Fanon parlait de la nécessité d’une « nouvelle pensée ». Où en sommes-nous aujourd’hui ? Cette pensée émerge-t-elle ?
Non, elle n’émerge pas. Peut-être parce que nous sommes piégés dans des logiques individualistes. Nous pressentons le besoin d’un autre cadre de référence, mais nous n’arrivons pas à le formuler. Les Forums sociaux mondiaux, par exemple, ont mobilisé beaucoup d’énergie… mais pour quels résultats ? Fanon l’écrivait déjà dans Les Damnés de la terre : ceux qui ont tenté de construire des alternatives après les indépendances ont été éliminés.
Le seul modèle qui a survécu, c’est le modèle occidental, qui nous mène aujourd’hui dans une impasse. Pour Fanon, la rupture doit être totale. Il ne suffit pas d’ajuster, de réformer. Il faut créer les conditions d’un « désordre absolu » pour faire émerger une réelle alternative – une pensée et une pratique radicalement nouvelles. C’est cette rupture qu’il appelle de ses vœux.
C’est une pensée en mouvement, qui se construit avec d’autres, qui engage à poursuivre collectivement une œuvre inachevée.
Cela signifie-t-il que des mouvements comme Black Lives Matter ou les luttes antiracistes en Europe n’ont fait qu’un bout du chemin ?
Pour moi, oui. Black Lives Matter a échoué. On ne peut pas résoudre un problème structurel comme le racisme institutionnel par des manifestations, même si elles sont massives. Le procès du meurtre de George Floyd a rendu une forme de justice, mais le racisme systémique persiste. Il faut remonter aux origines historiques de la race et du capitalisme, comprendre comment l’un nourrit l’autre. Ce lien est fondamental. L’Europe s’est enrichie sur le pillage de l’Afrique, des Caraïbes de l’Amérique du Sud. Cela doit cesser. Fanon rejette l’idée de réparations individuelles. Ce qu’il propose, ce sont des réparations collectives, politiques : restituer les terres, cesser le pillage des ressources, rétablir la dignité de ceux qui en ont été privés. Restaurer l’humanité dans son humanité, voilà l’enjeu.
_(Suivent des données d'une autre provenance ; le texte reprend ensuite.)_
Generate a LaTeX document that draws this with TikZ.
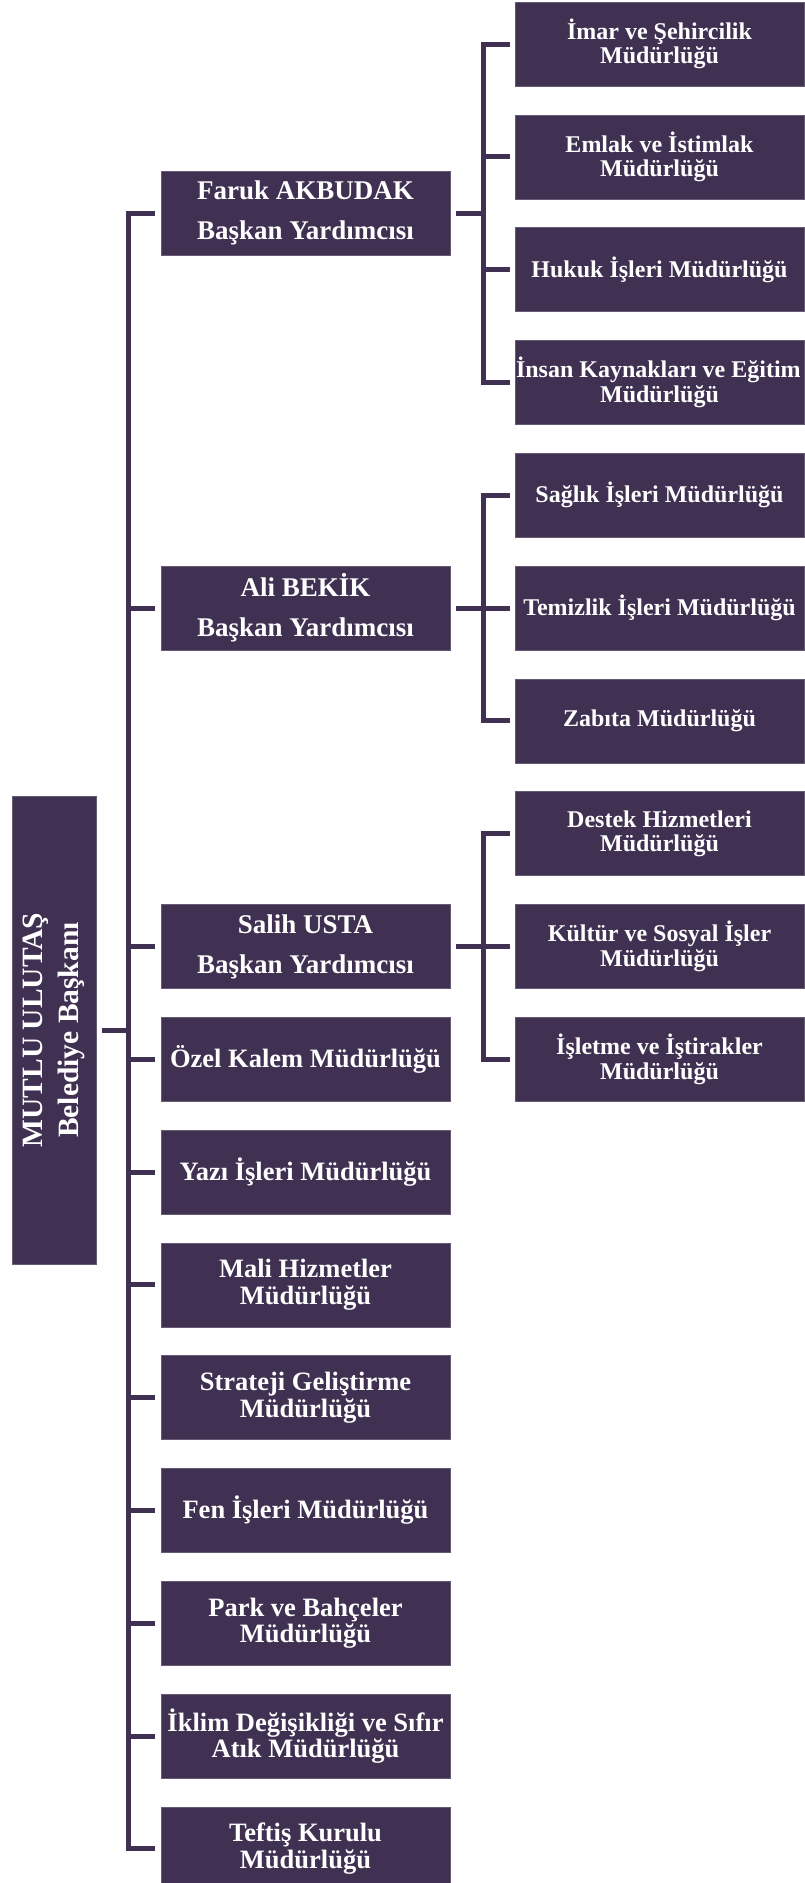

Pourquoi la pensée de Fanon reste-t-elle peu enseignée, voire mal comprise, dans les espaces académiques et médiatiques, notamment en France ?
Sans doute que c’est une pensée trop ouverte, trop exigeante. Elle pousse à la réflexion, au doute, au questionnement. Elle ne donne pas de réponses toutes faites. C’est une pensée en mouvement, qui se construit avec d’autres, qui engage à poursuivre collectivement une œuvre inachevée. On limite souvent Fanon à son rôle dans la guerre d’Algérie, mais on oublie qu’il appelait à prolonger cette lutte pour l’unité africaine. Les Damnés de la terre a été interdit en France en 1961 – un signe qu’il dérangeait profondément. Et il continue de déranger. On préfère ériger des statues ou folkloriser Fanon plutôt que de l’enseigner sérieusement. Pourtant, dans les Caraïbes et dans de nombreux cercles militants, mais aussi parmi les intellectuels, Fanon reste une référence majeure pour penser l’émancipation.
Le centenaire de sa naissance pourrait-il être l’occasion d’un appel à l’action ?
Oui, Fanon nous interpelle sur notre responsabilité collective. Il nous pousse à ne pas rester indifférents face aux souffrances humaines, qu’elles soient en Palestine, en Colombie, au Yémen… Il ne s’agit pas d’agir pour agir, mais d’agir en conscience, en lien avec les autres. Cela fait vingt ans que je travaille à la Fondation Fanon, et j’en suis venue à comprendre que Fanon n’est pas seulement un chercheur : il est un compagnon de lutte. On peut lire Fanon comme une œuvre théorique – mais cela peut rester lettre morte. Ou bien on peut l’intégrer dans nos combats, pour penser l’après.
Son projet, c’est un monde nouveau centré sur l’humain.
Fanon ne fournit pas de modèle, comme le marxisme. Il offre une méthode : tirer plusieurs fils à la fois, faire dialoguer les pensées, déconstruire les récits nationaux, remettre en cause la modernité eurocentrée, replacer au cœur la question noire et l’héritage de la traite et de la christianisation forcée. Fanon nous invite à réparer un crime fait à l’humanité. Quand il écrit : « Tu dois toucher l’autre, aimer l’autre », il nous apprend à reconstruire le lien humain, là où l’Occident a appris à jouir de l’élimination de l’autre. Son projet, c’est un monde nouveau centré sur l’humain – avec l’autre et non contre lui. C’est cela, l’homme nouveau qu’il appelle de ses vœux.